We have a bird feeder out back and a suet holder that gets replenished more regularly than the one with just birdseed in it. The birds really must enjoy the high energy fat cake as they go through two blocks of it just about every 3 or 4 days here in Winter!
Upper left – Red Breasted Woodpecker, right top – Male Cardinal on ground with ‘friends’, right middle – Tree Sparrow, bottom right – Hairy Woodpecker, bottom left – Dark Eyed Junco (apologies for the pictures as they are not the best of focus or sharpness but the best I can do under the circumstances)
I’ve been enjoying watching the birds as they feed at our feeders. We get the regulars – Chickadees, Tuft Titmouse, Common Nuthatches, Downy and Hairy Woodpeckers, Blue Jays, Tree and Song Sparrow, Juncos, Male and Female Cardinals, the occasional Flicker, and for the first time since we moved here in 2007, two Red Headed Woodpeckers (RHW). The later has been a welcomed surprise!
Above: the mature Red Headed Woodpecker – not very good pictures, but hopefully I’ll have more opportunity to take better ones
I thought we only had one and, was confused as its head was rather brownish. I have learned that this is probably an immature bird. Weeks go by and I observed the RHW and thought that it must be filling in its feathers as its head seemed more red than before. I was surprised to see one day, a RHW on the suet in back while the immature one was on the front suet blocks! We have two!

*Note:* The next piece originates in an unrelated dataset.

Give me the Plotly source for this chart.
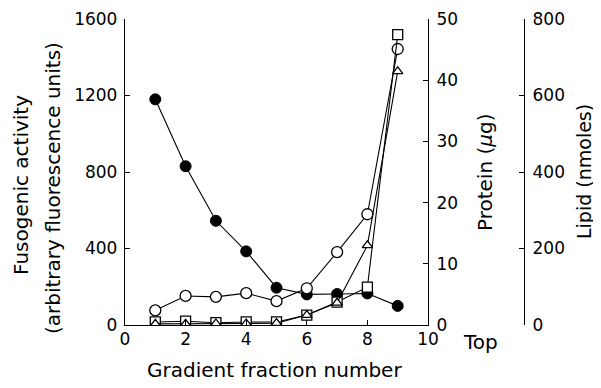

I once posed the question to an acquaintance – am I feeding the typical songbirds or the birds of prey by offering birdseed and suet? I have seen on more than one occasion where a Cooper’s or Short Shined hawk has swooped into the feeding area. Usually the songbirds vacate well in advance of such an attack. But sometimes I see feathers on top of the snow – a sign that something more significant has transpired.
Why go on about birds? Well…..
This was elective though. A lesion in the tarsal dome of the left ankle. At least I think that’s what they called it – compounded with a ‘bunionette’ (little toe bunion). Now the lesion wasn’t a big deal. Arthroscopic surgery, two 1/4″ or so incisions, in the front of the ankle – BAM – done. But the bunionette – an entirely different animal! A rather long laceration along the base of the little toe down to, well – the bunionette. If I had not gotten the bunionette ectomy I think I’d be on my feet now – 5 weeks after surgery. But since I wanted to kill two birds with one stone (probably a bad idiom to use just after going on and on about them and the hours of pleasure they give me now), I got both things addressed at the same time.
So now I am in a ‘Walking Cast’ that I am, under Doctor’s orders, NOT ALLOWED to walk on. Crutches or the walker (and occasionally the ‘peg-leg’) has been the modus operandi for the past 5 weeks and for the next 1 to 3 more. Time will tell just when I get to start to put ‘some’ weight on the left foot again.
As far as ‘Everything Isn’t Quite As It Seems’ – Winter snows blanket the region. However, the prospect of the next season is upon us. It may not be apparent right now but – Spring is right around the corner. Change is on the way. At least that’s what I’m looking forward to. While my cast is covering up a foot that is on the mend – the years to come of hiking up and down the mountains fishing in Northern PA is on the horizon. I’ve just got to get through the next few weeks – hopefully.
Winter is a time, if not for getting out and enjoying it (and you should), to prepare for the coming season. Whether it be an injury on the mend or tying some flies for the fly boxes – it’s time to get ready! Slate, Cedar and Pine Creek are getting ready – it just doesn’t seem like it.